The D.A.'s probe centers on Los Angeles Community College District allegations that the firms submitted fraudulent billings for Mission College work, part of a $5.7-billion construction program.

December 01, 2011|By Gale Holland and Michael Finnegan, Los Angeles Times

Los Angeles County prosecutors are investigating possible criminal wrongdoing by two major contractors working for the Los Angeles Community College District as part of its $5.7-billion campus construction program.

The inquiry centers on allegations by the district's inspector general that companies owned by Art Gastelum and Nizar Katbi submitted fraudulent billings for construction work at Mission College in Sylmar, Deputy Dist. Atty. Max Huntsman said Wednesday.

The district alleges that Gastelum's firm approved a payment to Katbi's company for work it had not performed.
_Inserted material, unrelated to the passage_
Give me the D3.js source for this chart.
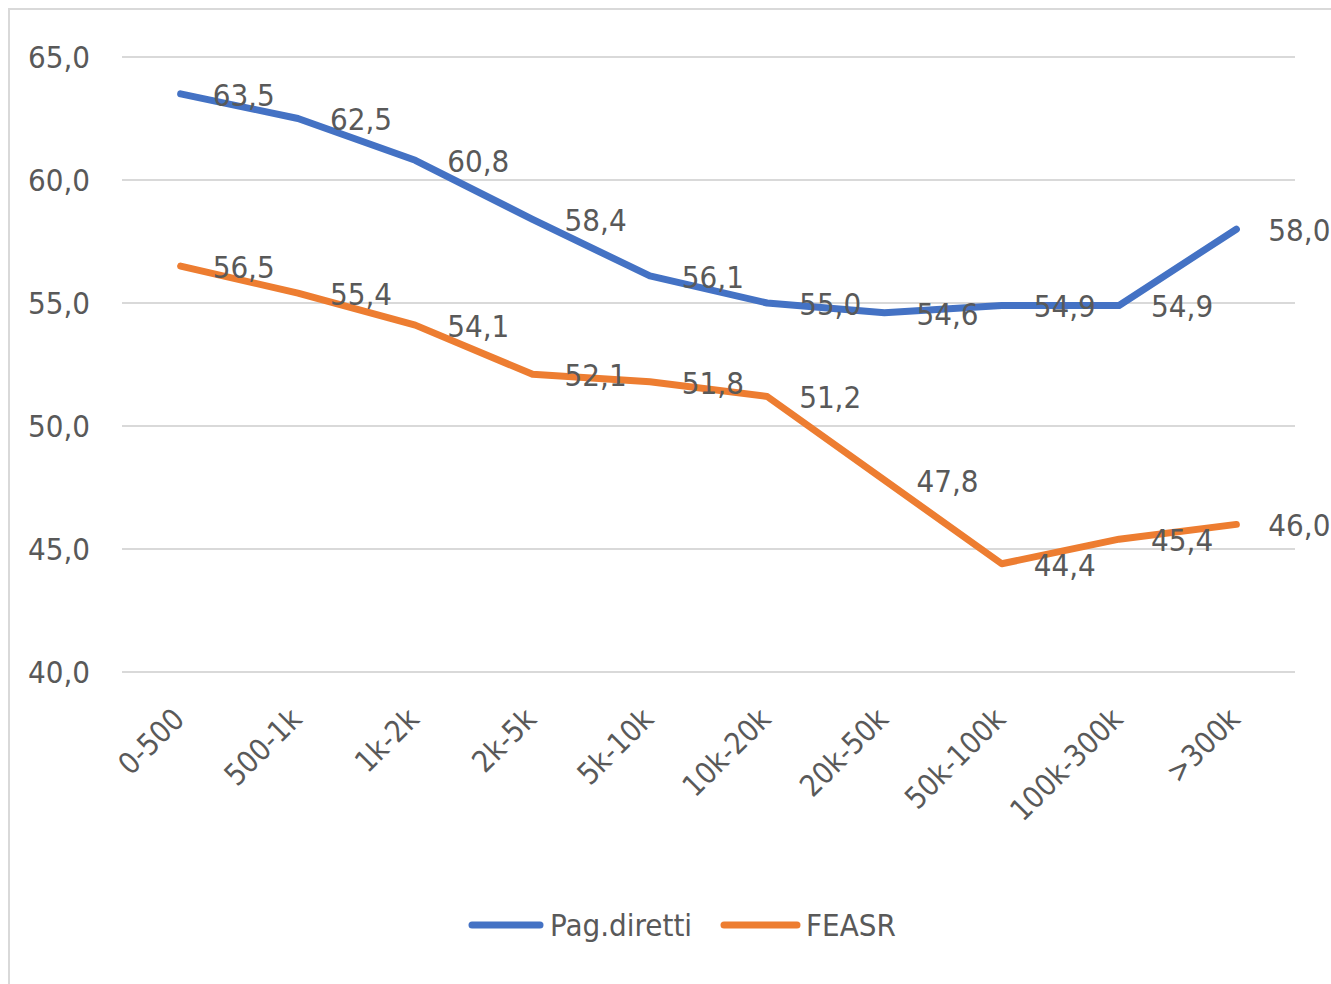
<!DOCTYPE html>
<html><head><meta charset="utf-8">
<script src="https://cdn.jsdelivr.net/npm/d3@7/dist/d3.min.js"></script>
<style>
html,body{margin:0;padding:0;background:#fff;}
text{font-family:"Liberation Sans Narrow","DejaVu Sans Condensed","Open Sans",sans-serif;fill:#595959;}
</style></head><body>
<svg id="c" width="1331" height="984"></svg>
<script>
const categories = ["0-500","500-1k","1k-2k","2k-5k","5k-10k","10k-20k","20k-50k","50k-100k","100k-300k",">300k"];
const pagDiretti = [63.5,62.5,60.8,58.4,56.1,55.0,54.6,54.9,54.9,58.0];
const feasr = [56.5,55.4,54.1,52.1,51.8,51.2,47.8,44.4,45.4,46.0];
const yTicks = [40,45,50,55,60,65];
const seriesNames = ["Pag.diretti","FEASR"];
const seriesColors = ["#4472C4","#ED7D31"];

const svg = d3.select("#c");
svg.append("rect").attr("x",9).attr("y",9).attr("width",1340).attr("height",1000)
  .attr("fill","#fff").attr("stroke","#d9d9d9").attr("stroke-width",2);

const x = d3.scalePoint().domain(categories).range([122,1295]).padding(0.5);
const y = d3.scaleLinear().domain([40,65]).range([672,57]);
const fmt = v => v.toFixed(1).replace(".",",");

// gridlines
svg.append("g").selectAll("line").data(yTicks).join("line")
  .attr("x1",122).attr("x2",1295).attr("y1",d=>y(d)).attr("y2",d=>y(d))
  .attr("stroke","#d9d9d9").attr("stroke-width",2);

// y axis labels
const yAxis = d3.axisLeft(y).tickValues(yTicks).tickFormat(fmt).tickSize(0).tickPadding(0);
const yg = svg.append("g").attr("transform","translate(90,0)").call(yAxis);
yg.select(".domain").remove();
yg.selectAll("text").attr("font-size",31).attr("fill","#595959").attr("dy","0.35em")
  .style("font-family",null);

// x axis labels
const xAxis = d3.axisBottom(x).tickSize(0).tickPadding(0);
const xg = svg.append("g").attr("transform","translate(0,672)").call(xAxis);
xg.select(".domain").remove();
xg.selectAll("text").attr("font-size",30).attr("fill","#595959")
  .attr("text-anchor","end").attr("dy",0).attr("y",0)
  .attr("transform","translate(5,49) rotate(-45)")
  .style("font-family",null);

const data = [pagDiretti, feasr];
const line = d3.line().x((d,i)=>x(categories[i])).y(d=>y(d));
data.forEach((vals,si)=>{
  svg.append("path").datum(vals).attr("d",line).attr("fill","none")
    .attr("stroke",seriesColors[si]).attr("stroke-width",7)
    .attr("stroke-linejoin","round").attr("stroke-linecap","round");
});
data.forEach((vals,si)=>{
  svg.append("g").selectAll("text").data(vals).join("text")
    .attr("x",(d,i)=>x(categories[i])+32).attr("y",d=>y(d)).attr("dy","0.38em")
    .attr("font-size",31).text(fmt);
});

// legend
const leg = [{x1:472,x2:540,tx:550},{x1:724,x2:797,tx:806}];
leg.forEach((l,i)=>{
  svg.append("line").attr("x1",l.x1).attr("x2",l.x2).attr("y1",925).attr("y2",925)
    .attr("stroke",seriesColors[i]).attr("stroke-width",7).attr("stroke-linecap","round");
  svg.append("text").attr("x",l.tx).attr("y",925).attr("dy","0.35em")
    .attr("font-size",31).text(seriesNames[i]);
});
</script>
</body></html>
"If it is true they submitted false claims in order to be paid for work that wasn't done, that is clearly a crime," Huntsman said.

Gastelum, a former Los Angeles City Hall lobbyist and prominent political fundraiser, denied any misconduct. "I look forward to cooperating with their investigation," he said in a phone interview.

Katbi was unaware of the inquiry and could not comment, a spokeswoman said.

Citing the billing questions and other alleged irregularities, the college district is seeking to terminate a construction management contract with Gastelum's company, Gateway Science and Engineering of Pasadena, and to sever ties to Katbi's construction firm, FTR International of Irvine.

Miguel Santiago, president of the college board, said the district will work with prosecutors.

Voters approved funding for a massive rebuilding campaign across the community college district's nine aging campuses in three bond measures beginning in 2001. The Times, in a six-part series published earlier this year, reported that tens of millions of construction dollars had been squandered on frivolous spending, shoddy workmanship and poor planning.

The program is nearing the halfway mark, with 149 projects completed, including science labs, computer centers and classroom buildings, the district reported this fall. Nearly $3 billion remains in the building fund, and 184 more projects are scheduled over the next four years.

Gateway, which has managed public works projects across Southern California, oversees $450 million in construction at Mission College, including an athletic center built by FTR.

After Times reporters asked the district questions about some of FTR's bills, the inspector general accused FTR of submitting the allegedly fraudulent claim and faulted Gateway for approving it.

The district has also accused Gateway of mismanagement and poor judgment at Mission College and FTR of shoddy workmanship on a science complex at Valley College in Valley Glen.